B. Lubman (© bradlubman.me)


Mr. Lubman’s precision and enthusiasm led his Signal Ensemble in two works last night. The longest at 40 minutes was Atthis, which I heard originally with the Argento Ensemble. They were divided up with strings on one side, the winds and percussion on the other. Here, though, the orchestral integration allowed a sliding of colors around mezzo-soprano Rachel Calloway.



R. Calloway (© Claire McAdams)


Ms. Calloway herself took this impossibly difficult execution of glissandi, microtones, speaking, whispering and stratospheric high D’s with all the muscular technique necessary. But unlike the first soloist with the Argento, one was stunned by the purity of Ms.Calloway’s voice. That no matter what the hurdle, the emotion, the sexual thrill, one was astonished more by the virginal purity of the voice.


A second advantage last night was that the fragments of Sappho about her eponymous object of ardor were printed in the program. And while one would never wish to follow it through the performance, a reading showed what utter passion, what physical excitement were in the words.
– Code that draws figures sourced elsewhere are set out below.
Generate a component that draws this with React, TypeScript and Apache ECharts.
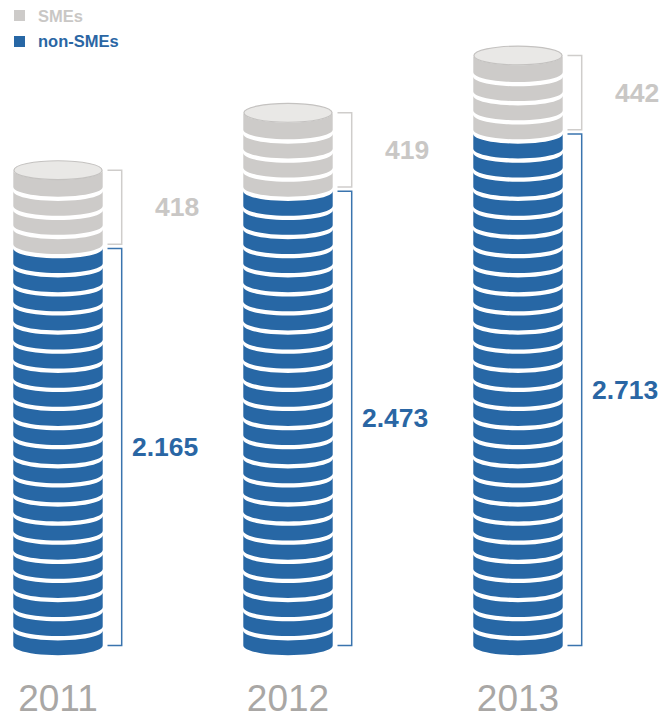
import React, { useEffect, useRef } from 'react';
import * as echarts from 'echarts';

// ---- data ----
const years = ['2011', '2012', '2013'];
const nonSMEs = [2165, 2473, 2713];
const SMEs = [418, 419, 442];
const seriesNames = ['SMEs', 'non-SMEs'];
const COIN = 100; // units represented by one coin

// ---- styles ----
const BLUE = '#2767a5';
const BLUE_TEXT = '#2a66a4';
const BLUE_BRACKET = '#3a74ae';
const GREY = '#cdcbc9';
const GREY_TEXT = '#c9c7c5';
const GREY_BRACKET = '#cfcdcb';
const FACE = '#e9e8e6';
const FACE_STROKE = '#c4c2c0';
const YEAR = '#a9a7a5';
const RX = 44.7;
const RY = 9.7;
const GAP = 4.3;
const FACE_OFF = 2.3;
const SEG = 24;
const FONT = '"Liberation Sans", Arial, Helvetica, sans-serif';

const whole = (v: number) => Math.floor(v / COIN) * COIN;
const nonSmeData = years.map((_, i) => [i, 0, whole(nonSMEs[i]), nonSMEs[i]]);
const smeData = years.map((_, i) => [i, whole(nonSMEs[i]), whole(nonSMEs[i]) + whole(SMEs[i]), SMEs[i]]);

function makeRender(o: {
  color: string; labelColor: string; bracketColor: string; labelX: number;
  format: (v: number) => string; top: boolean;
}) {
  return (params: any, api: any) => {
    const i = api.value(0);
    const start = api.value(1);
    const end = api.value(2);
    const raw = api.value(3);
    const base = api.coord([i, start]);
    const cx = base[0];
    const yBase = base[1];
    const n = Math.round((end - start) / COIN);
    const children: any[] = [];
    let topY = yBase;
    for (let k = 0; k < n; k++) {
      const yb = api.coord([i, start + k * COIN])[1];
      const last = k === n - 1;
      const yt = api.coord([i, start + (k + 1) * COIN])[1] + (last && o.top ? FACE_OFF : GAP);
      const pts: number[][] = [];
      for (let j = 0; j <= SEG; j++) {
        const a = Math.PI * (1 - j / SEG);
        pts.push([cx + RX * Math.cos(a), yt + RY * Math.sin(a)]);
      }
      for (let j = 0; j <= SEG; j++) {
        const a = (Math.PI * j) / SEG;
        pts.push([cx + RX * Math.cos(a), yb + RY * Math.sin(a)]);
      }
      children.push({ type: 'polygon', shape: { points: pts }, style: { fill: o.color } });
      if (last) {
        topY = yt;
        if (o.top) {
          children.push({
            type: 'ellipse',
            shape: { cx, cy: yt, rx: RX - 0.6, ry: RY - 0.3 },
            style: { fill: FACE, stroke: FACE_STROKE, lineWidth: 1.2 },
          });
        }
      }
    }
    const bx = cx + 63.7;
    const tx0 = cx + 49.5;
    children.push({
      type: 'polyline',
      shape: { points: [[tx0, topY], [bx, topY], [bx, yBase], [tx0, yBase]] },
      style: { stroke: o.bracketColor, lineWidth: 1.5, fill: null },
    });
    children.push({
      type: 'text',
      style: {
        text: o.format(raw),
        x: cx + o.labelX,
        y: (topY + yBase) / 2,
        fill: o.labelColor,
        fontSize: 26.5,
        fontWeight: 'bold',
        fontFamily: FONT,
        align: 'left',
        verticalAlign: 'middle',
      },
    });
    return { type: 'group', children };
  };
}

export default function App() {
  const ref = useRef<HTMLDivElement>(null);
  useEffect(() => {
    if (!ref.current) return;
    const chart = echarts.init(ref.current, null, { renderer: 'svg' });
    chart.setOption({
      animation: false,
      backgroundColor: '#ffffff',
      grid: { left: 58, right: 144, top: 15, bottom: 68.2 },
      xAxis: {
        type: 'category',
        data: years,
        boundaryGap: false,
        axisLine: { show: false },
        axisTick: { show: false },
        splitLine: { show: false },
        axisLabel: {
          interval: 0,
          margin: 40,
          fontSize: 37,
          lineHeight: 26,
          color: YEAR,
          fontFamily: FONT,
        },
      },
      yAxis: { type: 'value', min: 0, max: 3300, show: false, splitLine: { show: false } },
      graphic: [
        { type: 'rect', left: 14, top: 10, shape: { width: 11, height: 11 }, style: { fill: GREY } },
        { type: 'rect', left: 14, top: 36, shape: { width: 11, height: 11 }, style: { fill: BLUE } },
        {
          type: 'text', x: 38, y: 16,
          style: { text: seriesNames[0], fill: GREY_TEXT, fontSize: 16.5, fontWeight: 'bold', fontFamily: FONT, verticalAlign: 'middle' },
        },
        {
          type: 'text', x: 38, y: 41,
          style: { text: seriesNames[1], fill: BLUE_TEXT, fontSize: 16.5, fontWeight: 'bold', fontFamily: FONT, verticalAlign: 'middle' },
        },
      ],
      series: [
        {
          type: 'custom',
          name: seriesNames[1],
          itemStyle: { color: BLUE },
          encode: { x: 0, y: [1, 2] },
          data: nonSmeData,
          renderItem: makeRender({
            color: BLUE, labelColor: BLUE_TEXT, bracketColor: BLUE_BRACKET, labelX: 74,
            format: (v) => (v / 1000).toFixed(3), top: false,
          }),
        },
        {
          type: 'custom',
          name: seriesNames[0],
          itemStyle: { color: GREY },
          encode: { x: 0, y: [1, 2] },
          data: smeData,
          renderItem: makeRender({
            color: GREY, labelColor: GREY_TEXT, bracketColor: GREY_BRACKET, labelX: 97,
            format: (v) => String(v), top: true,
          }),
        },
      ],
    });
    return () => chart.dispose();
  }, []);
  return <div ref={ref} style={{ position: 'absolute', left: 0, top: 0, width: 662, height: 717 }} />;
}
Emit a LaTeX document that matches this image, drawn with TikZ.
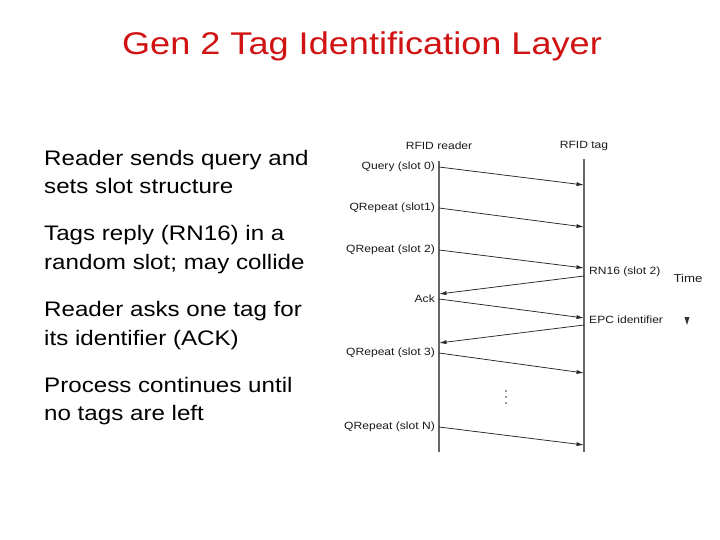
\documentclass[tikz,border=0pt]{standalone}
\usepackage{fontspec}
\setmainfont[FakeStretch=1.15]{Liberation Sans}
\usetikzlibrary{arrows.meta}
\definecolor{titlered}{RGB}{208,18,18}

\begin{document}
\begin{tikzpicture}[
  x=1pt, y=-1pt,
  life/.style={draw=black!60, line width=1.1pt},
  msg/.style={->, draw=black!85, line width=0.75pt},
  lbl/.style={font=\fontsize{10.5}{12}\selectfont, inner sep=1pt, text=black!90},
  para/.style={font=\fontsize{21}{28.5}\selectfont, align=left, anchor=west, inner sep=0pt},
  >={Latex[length=7.5pt,width=4pt]}
]
  \useasboundingbox (0,0) rectangle (720,540);
  % Title
  \node[text=titlered, font=\fontsize{31.4}{36}\selectfont] (title) at (362,46) {Gen 2 Tag Identification Layer};

  % Left column
  \node[para] (p1) at (44,172) {Reader sends query and\\sets slot structure};
  \node[para] (p2) at (44,249.5) {Tags reply (RN16) in a\\random slot; may collide};
  \node[para] (p3) at (44,325.5) {Reader asks one tag for\\its identifier (ACK)};
  \node[para] (p4) at (44,401) {Process continues until\\no tags are left};

  % Lifelines
  \coordinate (rtop) at (439,161);
  \coordinate (rbot) at (439,452);
  \coordinate (ttop) at (584,159);
  \coordinate (tbot) at (584,452);
  \draw[life] (rtop) -- (rbot);
  \draw[life] (ttop) -- (tbot);
  \node[lbl] (reader) at (439,146) {RFID reader};
  \node[lbl] (tag) at (584,146) {RFID tag};

  % Reader to tag
  \foreach \n/\ya/\yb/\txt in {q0/167/185/Query (slot 0), q1/208/227/QRepeat (slot1),
      q2/250/268/QRepeat (slot 2), ack/299/318/Ack, q3/353/373/QRepeat (slot 3),
      qn/427/445/QRepeat (slot N)} {
    \coordinate (\n r) at (439,\ya);
    \coordinate (\n t) at (584,\yb);
    \node[lbl, anchor=east] (\n) at (436,\ya) {\txt};
    \draw[msg] (\n r) -- (\n t);
  }

  % Tag to reader
  \coordinate (rnt) at (584,276);
  \coordinate (rnr) at (439,294);
  \node[lbl, anchor=west] (rn16) at (588,272) {RN16 (slot 2)};
  \draw[msg] (rnt) -- (rnr);
  \coordinate (epct) at (584,325);
  \coordinate (epcr) at (439,343);
  \node[lbl, anchor=west] (epc) at (588,320) {EPC identifier};
  \draw[msg] (epct) -- (epcr);

  % Time
  \node[lbl, font=\fontsize{11.5}{13}\selectfont] (time) at (688,278) {Time};
  \fill[black!80] (684.5,317) -- (689.5,317) -- (687,325) -- cycle;
  % dots
  \foreach \y in {391,397,403}
    \fill[black!80] (506,\y) circle (0.9);
\end{tikzpicture}
\end{document}
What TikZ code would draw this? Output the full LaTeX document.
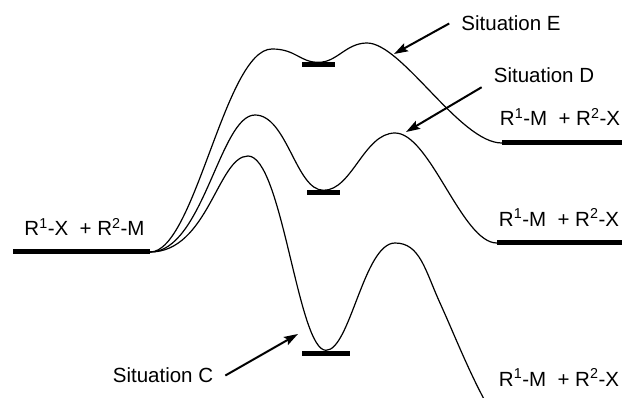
\documentclass[tikz,border=0pt]{standalone}
\usepackage{fontspec}
\setmainfont{Liberation Sans}
\usetikzlibrary{arrows.meta}

\begin{document}
\begin{tikzpicture}
    [x=1pt,y=-1pt,font=\fontsize{20.5}{24}\selectfont,
     level/.style={fill=black,inner sep=0pt,minimum height=5pt},
     profile/.style={line width=1.2pt},
     pointer/.style={line width=2pt,-{Stealth[length=14pt,width=9pt,inset=2.5pt]}},
     situation/.style={inner xsep=12pt,inner ysep=4pt}]

    \useasboundingbox (0,0) rectangle (624,398);
    \clip (0,0) rectangle (624,398);

    % starting level:
    \node (lvlL) at (81.5,252) [level,minimum width=137pt] {};
    \node (txtL) at (84.5,227) {R\textsuperscript{1}-X\ \ + R\textsuperscript{2}-M};

    % intermediate levels:
    \node (lvlE) at (318.5,65) [level,minimum width=33pt] {};
    \node (lvlD) at (323.5,193) [level,minimum width=33pt] {};
    \node (lvlC) at (326,353) [level,minimum width=48pt] {};

    % final levels:
    \node (lvlRE) at (562,143) [level,minimum width=120pt] {};
    \node (lvlRD) at (559.5,243) [level,minimum width=125pt] {};
    \node (txtRE) at (560,117) {R\textsuperscript{1}-M\ \ + R\textsuperscript{2}-X};
    \node (txtRD) at (559,217.5) {R\textsuperscript{1}-M\ \ + R\textsuperscript{2}-X};
    \node (txtRC) at (559,377.5) {R\textsuperscript{1}-M\ \ + R\textsuperscript{2}-X};

    % barriers:
    \coordinate (pkE1) at (272,49);
    \coordinate (pkE2) at (367,43);
    \coordinate (pkD1) at (255,115);
    \coordinate (pkD2) at (395,133);
    \coordinate (pkC1) at (248,156);
    \coordinate (pkC2) at (395,243);
    \coordinate (midC) at (440,303);
    \coordinate (endC) at (490,410);

    % profiles:
    \draw [profile] (lvlL.east) .. controls (195,252) and (225,49) .. (pkE1)
        .. controls (296,49) and (300,62.5) .. (lvlE.north)
        .. controls (337,62.5) and (346,43) .. (pkE2)
        .. controls (402,43) and (460,143) .. (lvlRE.west);
    \draw [profile] (lvlL.east) .. controls (203,252) and (220,115) .. (pkD1)
        .. controls (287,115) and (296,190.5) .. (lvlD.north)
        .. controls (352,190.5) and (364,133) .. (pkD2)
        .. controls (430,133) and (462,243) .. (lvlRD.west);
    \draw [profile] (lvlL.east) .. controls (208,252) and (218,156) .. (pkC1)
        .. controls (282,156) and (298,350.5) .. (lvlC.north)
        .. controls (350,350.5) and (364,243) .. (pkC2)
        .. controls (420,243) and (425,270) .. (midC)
        .. controls (455,336) and (470,375) .. (endC);

    % situations:
    \node (sitE) at (511,23.5) [situation] {Situation E};
    \node (sitD) at (544,75.5) [situation] {Situation D};
    \node (sitC) at (163,375.5) [situation] {Situation C};

    \coordinate (tipE) at (394,54);
    \coordinate (tipD) at (406,132);
    \coordinate (tipC) at (298,334);

    \draw [pointer] (sitE.west) to (tipE);
    \draw [pointer] (sitD.south west) to (tipD);
    \draw [pointer] (sitC.east) to (tipC);

  \end{tikzpicture}
\end{document}
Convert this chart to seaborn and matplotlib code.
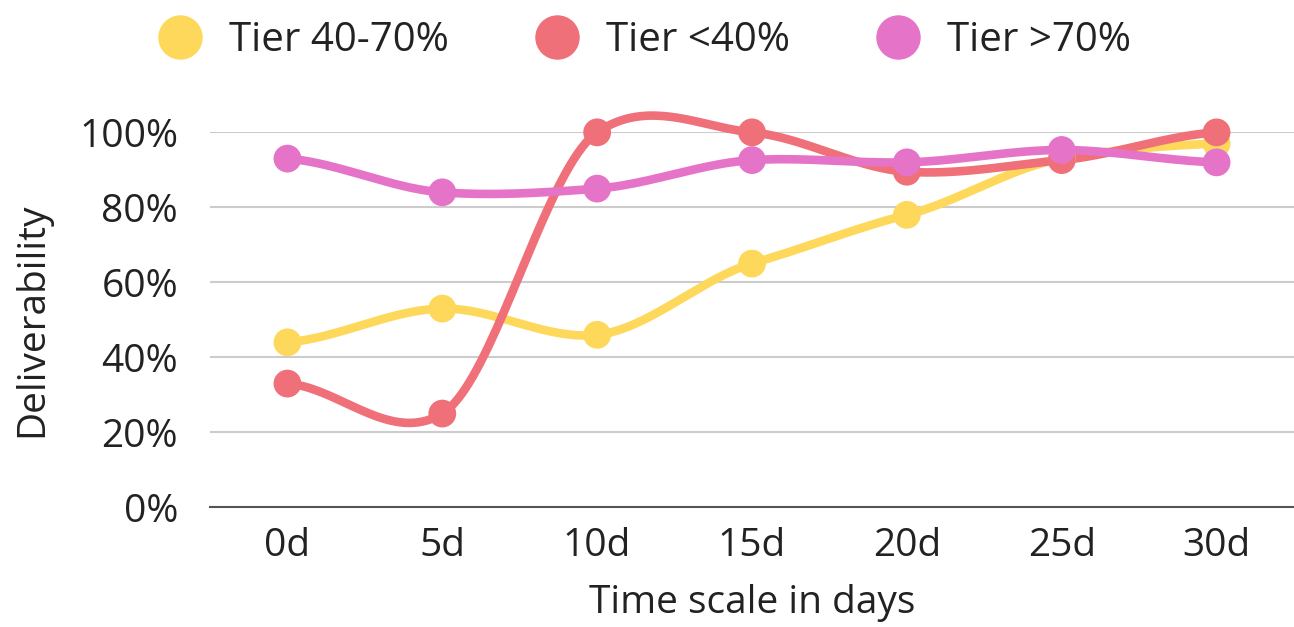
import numpy as np
import pandas as pd
import matplotlib
matplotlib.use("Agg")
import matplotlib.pyplot as plt
from matplotlib.lines import Line2D
import seaborn as sns

# ---- data ----
days = ["0d", "5d", "10d", "15d", "20d", "25d", "30d"]
tier_mid = [44, 53, 46, 65, 78, 93, 97]      # Tier 40-70%
tier_low = [33, 25, 100, 100, 89.5, 92.6, 100]  # Tier <40%
tier_high = [93, 84, 85, 92.6, 92, 95.3, 92]   # Tier >70%

series = {"Tier 40-70%": tier_mid, "Tier <40%": tier_low, "Tier >70%": tier_high}
colors = {"Tier 40-70%": "#FDD85B", "Tier <40%": "#EF7078", "Tier >70%": "#E574C9"}


def smooth(y, n=40, tension=0.75):
    # cardinal-spline curve through the points (drawing only)
    y = np.asarray(y, dtype=float)
    k = len(y)
    m = np.zeros(k)
    m[1:-1] = (y[2:] - y[:-2]) / 2
    m[0] = (y[1] - y[0]) / 2
    m[-1] = (y[-1] - y[-2]) / 2
    m = m * tension
    xs, ys = [], []
    for i in range(k - 1):
        t = np.linspace(0, 1, n, endpoint=(i == k - 2))
        h00 = 2 * t**3 - 3 * t**2 + 1
        h10 = t**3 - 2 * t**2 + t
        h01 = -2 * t**3 + 3 * t**2
        h11 = t**3 - t**2
        xs.append(i + t)
        ys.append(h00 * y[i] + h10 * m[i] + h01 * y[i + 1] + h11 * m[i + 1])
    return np.concatenate(xs), np.concatenate(ys)


pts = pd.DataFrame(
    [(i, v, name) for name, vals in series.items() for i, v in enumerate(vals)],
    columns=["x", "y", "tier"],
)
curves = []
for name, vals in series.items():
    sx, sy = smooth(vals)
    curves.append(pd.DataFrame({"x": sx, "y": sy, "tier": name}))
curves = pd.concat(curves)

sns.set_theme(style="white")
plt.rcParams["font.family"] = ["Open Sans", "DejaVu Sans"]

fig = plt.figure(figsize=(12.94, 6.27), dpi=100)
ax = fig.add_axes([0.1623, 0.1909, 0.8377, 0.598])

sns.lineplot(data=curves, x="x", y="y", hue="tier", palette=colors, linewidth=6.2,
             legend=False, ax=ax, clip_on=False, sort=False, estimator=None)
sns.scatterplot(data=pts, x="x", y="y", hue="tier", palette=colors, s=400,
                linewidth=0, legend=False, ax=ax, clip_on=False, zorder=5)

ax.set_xlim(-0.5, 6.5)
ax.set_ylim(0, 100)
ax.set_yticks([0, 20, 40, 60, 80, 100])
ax.set_yticklabels([f"{v}%" for v in [0, 20, 40, 60, 80, 100]])
ax.set_xticks(range(len(days)))
ax.set_xticklabels(days)
ax.tick_params(axis="both", labelsize=28, colors="#222222", length=0)
ax.tick_params(axis="y", pad=23)
ax.tick_params(axis="x", pad=14)

for v in [20, 40, 60, 80, 100]:
    ax.axhline(v, color="#CCCCCC", linewidth=1.5, zorder=0)
for s in ["top", "right", "left"]:
    ax.spines[s].set_visible(False)
ax.spines["bottom"].set_color("#555555")
ax.spines["bottom"].set_linewidth(1.5)

ax.set_xlabel("Time scale in days", fontsize=28, color="#222222", labelpad=14)
ax.set_ylabel("Deliverability", fontsize=28, color="#222222", labelpad=20)

handles = [Line2D([], [], marker="o", linestyle="", markersize=32,
                  markerfacecolor=c, markeredgewidth=0) for c in colors.values()]
fig.legend(handles, list(colors.keys()), loc="upper center", ncol=3, frameon=False,
           fontsize=29, bbox_to_anchor=(0.491, 1.025), handletextpad=0.2,
           columnspacing=1.7, labelcolor="#222222")

fig.savefig("out.png", dpi=100)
Most important, Mr. Haas had taken these fragments, translating them into spoken German (or Greek), pushing the singer into a glissando of emotions, microtones and all. She could sing solo or gather the instruments around here. Her aloneness was shown in the floating last words of the first part, ”und dennoch” (“and yet...”) or in the fiery passion of the extended metaphor of a storm as sexual desire.


One feels guilty calling Mr. Haas a “romantic”, yet he never ever shies away from giving full feeling to the arousal, the frustration, the sexuality of the words.


More than a romantic, though, Mr. Haas can jolt us into sudden wormholes of time and space. During his “In the Dark” Third String Quartet by the JACK, we are suddenly, without warning given phrases from Carlos Gesualdo’s tenebrae of six centuries before. In Atthis, he has taken ancient Greek poetry.


In the second work of the program, de terrae fine (at the end of the earth), the solo violinist, Olivia De Prato, worked her way through mysterious bottom registers, luminous top notes, with (what seemed like) triple-stopped glissandi, we are again jolted, this time to a piece in perfect thirds which could have been written by Fritz Kreisler. Yet this sudden jump to quasi-kitsch has its reasons, since Mr. Haas takes these perfect thirds and almost unconsciously closes the harmonies until we have the same tune in microtonal thirds.


The recall of these measures brings now an image of Poe’s Pit and the Pendulum, being tightened in a vise, slowly being choked into a zero of feeling before being freed.


Ms. De Prato’s performance was one of unalloyed greatness. Yet, like all great actors, we weren’t so much impressed with her as with the art she gave us.



J. DesPrez (Anonymous portrait)


History was literally rewritten with the opening Tria ex uno (“one out of three”) based on the second Agnus Dei of the famous Josquin DesPrez mass. Here were three movements by the Signal Ensemble. First, a short re-orchestration of the original Medieval fragment, with the three lines all at different tempos. Second, a recognizable re-formation of the same harmonies, and lines.


The longest movement was the final one which, in Mr. Haas’ words, “is paraphrased, transferred and painted over.” Once again, Georg Friedrich Haas has transported us to another era, another time, with a brief stopover on October 10, 2013, before moving us into his ever-expanding, ever more intriguing micro/macro spatial/temporal multifarious assemblage of universes.